Tout d’abord, il convient de reconnaître que malgré l’ampleur de l’événement, (150 000 personnes étaient rassemblées pour la célébration de l’eucharistie sur le lieu du martyr, le 21octobre, avec 17 évêques, le nonce apostolique, le Premier ministre malgache et l’Ambassadeur de France), Jacques Berthieu est encore peu connu dans la Grande Ile. Sa canonisation a cependant mis en avant trois éléments, qui gardent toute leur valeur pour aujourd’hui : la charité, la chasteté et la foi.
La charité : si à l’appel d’un vieil homme épuisé, il n’avait pas quitté l’avant du convoi et la protection des militaires pour se rendre à l’arrière avec les derniers, Jacques Berthieu n’aurait pas été pris par les Menalamba et tué. Le pays est aujourd’hui dans une situation dramatique : la pauvreté s’aggrave, les personnes âgées, longtemps l’objet d’un grand respect dans la culture traditionnelle, sont en train de perdre cette protection et les plus faibles sont les premières victimes. L’action de Jacques Berthieu peut inspirer l’Eglise dans son attention aux plus petits et dans la remise en valeur d’éléments fondamentaux de la culture malgache.
La chasteté : s’il n’avait pas dénoncé les mœurs dépravées de l’officier commandant le détachement chargé de les protéger, ce dernier ne l’aurait sûrement pas laissé partir à l’arrière sans protection. Et s’il n’avait pas incité les couples chrétiens à vivre la fidélité, il n’aurait pas subi le martyr qu’il a subi (il a été circoncis puis émasculé avant d’être exécuté). Aujourd’hui, la famille
est menacée d’éclatement, à la fois par la pauvreté et par l’irruption de la mondialisation. Pour l’avenir de la société autant que le sien propre, l’Eglise est invitée à prendre soin de la famille. Et cela nous conduit au troisième point.

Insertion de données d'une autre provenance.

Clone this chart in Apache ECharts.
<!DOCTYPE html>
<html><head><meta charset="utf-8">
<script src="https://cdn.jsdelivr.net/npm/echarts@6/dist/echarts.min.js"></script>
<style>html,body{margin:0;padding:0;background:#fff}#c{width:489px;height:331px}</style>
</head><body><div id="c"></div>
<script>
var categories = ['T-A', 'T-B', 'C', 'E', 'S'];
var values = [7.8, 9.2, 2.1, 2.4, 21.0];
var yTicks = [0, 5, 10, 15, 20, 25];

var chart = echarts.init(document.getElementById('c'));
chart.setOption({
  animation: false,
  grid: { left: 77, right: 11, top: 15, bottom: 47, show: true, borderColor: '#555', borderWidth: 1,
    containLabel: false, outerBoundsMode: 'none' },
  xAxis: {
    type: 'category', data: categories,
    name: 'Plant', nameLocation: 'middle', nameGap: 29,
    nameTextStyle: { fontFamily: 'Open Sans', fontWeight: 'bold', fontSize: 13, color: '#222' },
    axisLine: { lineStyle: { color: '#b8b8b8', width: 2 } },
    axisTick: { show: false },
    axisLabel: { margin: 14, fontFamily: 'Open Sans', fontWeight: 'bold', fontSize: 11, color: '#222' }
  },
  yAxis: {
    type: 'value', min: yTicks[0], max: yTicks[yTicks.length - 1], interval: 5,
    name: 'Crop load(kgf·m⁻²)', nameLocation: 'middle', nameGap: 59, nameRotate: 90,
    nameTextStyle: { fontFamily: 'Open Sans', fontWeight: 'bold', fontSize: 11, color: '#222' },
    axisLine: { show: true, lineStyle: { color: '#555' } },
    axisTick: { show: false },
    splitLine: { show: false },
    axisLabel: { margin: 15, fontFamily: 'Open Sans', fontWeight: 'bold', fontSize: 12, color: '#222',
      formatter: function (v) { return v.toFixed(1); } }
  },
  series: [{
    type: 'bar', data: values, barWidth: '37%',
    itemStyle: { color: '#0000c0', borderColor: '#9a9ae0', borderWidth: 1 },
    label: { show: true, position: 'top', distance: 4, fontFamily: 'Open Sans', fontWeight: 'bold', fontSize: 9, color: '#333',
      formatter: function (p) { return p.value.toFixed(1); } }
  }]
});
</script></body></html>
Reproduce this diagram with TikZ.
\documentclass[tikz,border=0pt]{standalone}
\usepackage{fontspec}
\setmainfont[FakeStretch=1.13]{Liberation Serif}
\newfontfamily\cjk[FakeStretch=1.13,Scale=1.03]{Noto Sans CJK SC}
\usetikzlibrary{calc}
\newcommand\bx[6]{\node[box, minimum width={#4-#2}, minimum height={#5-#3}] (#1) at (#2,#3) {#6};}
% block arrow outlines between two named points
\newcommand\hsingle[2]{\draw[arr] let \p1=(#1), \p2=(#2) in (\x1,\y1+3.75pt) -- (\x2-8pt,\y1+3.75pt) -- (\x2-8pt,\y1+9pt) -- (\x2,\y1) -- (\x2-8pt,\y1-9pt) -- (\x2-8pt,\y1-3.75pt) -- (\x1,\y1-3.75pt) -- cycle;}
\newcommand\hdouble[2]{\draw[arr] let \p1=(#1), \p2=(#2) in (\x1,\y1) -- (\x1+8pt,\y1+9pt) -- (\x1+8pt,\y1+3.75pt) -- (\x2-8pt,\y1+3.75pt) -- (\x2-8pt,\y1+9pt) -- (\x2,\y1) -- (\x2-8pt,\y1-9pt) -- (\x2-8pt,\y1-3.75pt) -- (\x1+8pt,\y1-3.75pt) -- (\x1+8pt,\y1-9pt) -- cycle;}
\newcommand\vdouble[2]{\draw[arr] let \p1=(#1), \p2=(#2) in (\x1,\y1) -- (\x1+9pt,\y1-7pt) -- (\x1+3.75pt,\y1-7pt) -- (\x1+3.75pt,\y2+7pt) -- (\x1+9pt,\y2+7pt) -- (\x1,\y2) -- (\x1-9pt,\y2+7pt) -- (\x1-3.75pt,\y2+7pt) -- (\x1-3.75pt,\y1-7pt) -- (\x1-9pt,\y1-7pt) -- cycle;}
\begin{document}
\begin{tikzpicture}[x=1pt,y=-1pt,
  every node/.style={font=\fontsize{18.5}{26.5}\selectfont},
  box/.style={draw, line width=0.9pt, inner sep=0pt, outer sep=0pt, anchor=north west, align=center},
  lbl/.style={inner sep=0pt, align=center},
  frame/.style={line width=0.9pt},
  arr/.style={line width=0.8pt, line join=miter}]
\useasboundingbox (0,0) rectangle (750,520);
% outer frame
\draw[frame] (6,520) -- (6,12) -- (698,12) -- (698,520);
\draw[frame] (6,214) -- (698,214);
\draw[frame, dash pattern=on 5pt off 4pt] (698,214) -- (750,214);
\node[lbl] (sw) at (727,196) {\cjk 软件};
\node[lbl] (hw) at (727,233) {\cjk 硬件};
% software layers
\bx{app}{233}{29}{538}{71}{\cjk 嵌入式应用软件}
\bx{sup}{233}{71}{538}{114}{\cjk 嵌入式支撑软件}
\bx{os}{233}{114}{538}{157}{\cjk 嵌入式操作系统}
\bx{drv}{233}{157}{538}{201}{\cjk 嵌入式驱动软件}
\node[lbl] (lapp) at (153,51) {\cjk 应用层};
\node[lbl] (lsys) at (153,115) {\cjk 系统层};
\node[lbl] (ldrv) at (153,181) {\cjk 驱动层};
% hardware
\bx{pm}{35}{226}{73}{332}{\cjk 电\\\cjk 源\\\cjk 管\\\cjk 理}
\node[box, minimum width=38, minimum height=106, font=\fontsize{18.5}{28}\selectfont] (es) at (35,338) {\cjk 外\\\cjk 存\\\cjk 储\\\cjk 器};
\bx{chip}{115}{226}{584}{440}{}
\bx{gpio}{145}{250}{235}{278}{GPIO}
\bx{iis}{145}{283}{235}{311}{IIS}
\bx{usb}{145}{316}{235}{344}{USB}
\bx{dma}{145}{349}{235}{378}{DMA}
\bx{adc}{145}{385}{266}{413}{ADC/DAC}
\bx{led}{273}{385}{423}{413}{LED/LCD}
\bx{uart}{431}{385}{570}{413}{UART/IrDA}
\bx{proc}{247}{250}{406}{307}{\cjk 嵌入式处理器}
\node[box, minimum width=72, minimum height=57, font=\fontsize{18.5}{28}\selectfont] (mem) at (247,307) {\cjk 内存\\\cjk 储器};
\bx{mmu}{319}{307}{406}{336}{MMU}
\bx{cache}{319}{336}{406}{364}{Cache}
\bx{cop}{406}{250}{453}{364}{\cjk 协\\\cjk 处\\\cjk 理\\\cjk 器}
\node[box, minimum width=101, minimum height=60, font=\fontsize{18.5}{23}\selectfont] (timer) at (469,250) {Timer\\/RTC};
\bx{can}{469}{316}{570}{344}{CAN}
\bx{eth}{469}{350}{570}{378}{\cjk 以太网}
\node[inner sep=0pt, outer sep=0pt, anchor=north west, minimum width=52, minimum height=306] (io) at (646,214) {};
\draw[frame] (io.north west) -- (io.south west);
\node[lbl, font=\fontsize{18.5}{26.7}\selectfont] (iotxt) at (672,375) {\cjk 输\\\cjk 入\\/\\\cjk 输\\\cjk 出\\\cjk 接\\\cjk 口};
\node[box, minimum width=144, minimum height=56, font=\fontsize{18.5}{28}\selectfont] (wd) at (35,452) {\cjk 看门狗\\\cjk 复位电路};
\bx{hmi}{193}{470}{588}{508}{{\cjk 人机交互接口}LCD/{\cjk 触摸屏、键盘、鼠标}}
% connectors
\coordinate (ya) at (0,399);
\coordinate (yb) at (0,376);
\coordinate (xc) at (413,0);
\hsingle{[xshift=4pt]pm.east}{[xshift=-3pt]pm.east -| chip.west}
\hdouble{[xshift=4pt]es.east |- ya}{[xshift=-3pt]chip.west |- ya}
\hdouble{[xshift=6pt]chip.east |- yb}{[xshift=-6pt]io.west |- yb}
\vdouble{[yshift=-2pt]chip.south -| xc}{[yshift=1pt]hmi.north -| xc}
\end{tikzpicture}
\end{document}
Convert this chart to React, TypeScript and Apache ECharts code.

La foi : c’est pour avoir refusé de renoncer à sa foi que Jacques Berthieu a été tué. Plus largement, son désir d’annoncer l’Evangile est au cœur de son action pour la justice et pour la famille. Sur ce dernier point, il était connu pour sa réponse aux parents venant demander le baptême pour leur enfant : il leur posait comme condition de prier en famille chaque soir. Ainsi, le couple se fortifiait dans la foi et élevait ses enfants dans l’intimité au Seigneur : la fidélité qu’il prônait trouvait là sa source. Par ailleurs, lorsqu’un couple venait demander le mariage, il invitait la communauté chrétienne à lui construire une maison. Cette foi simple et agissante n’a rien perdu de son actualité.
Grâce à cette canonisation, autant par l’intercession de Jacques Berthieu que par la mise en valeur de sa manière de procéder, l’Eglise à Madagascar a la possibilité de retrouver un élan dans la période critique que le pays traverse.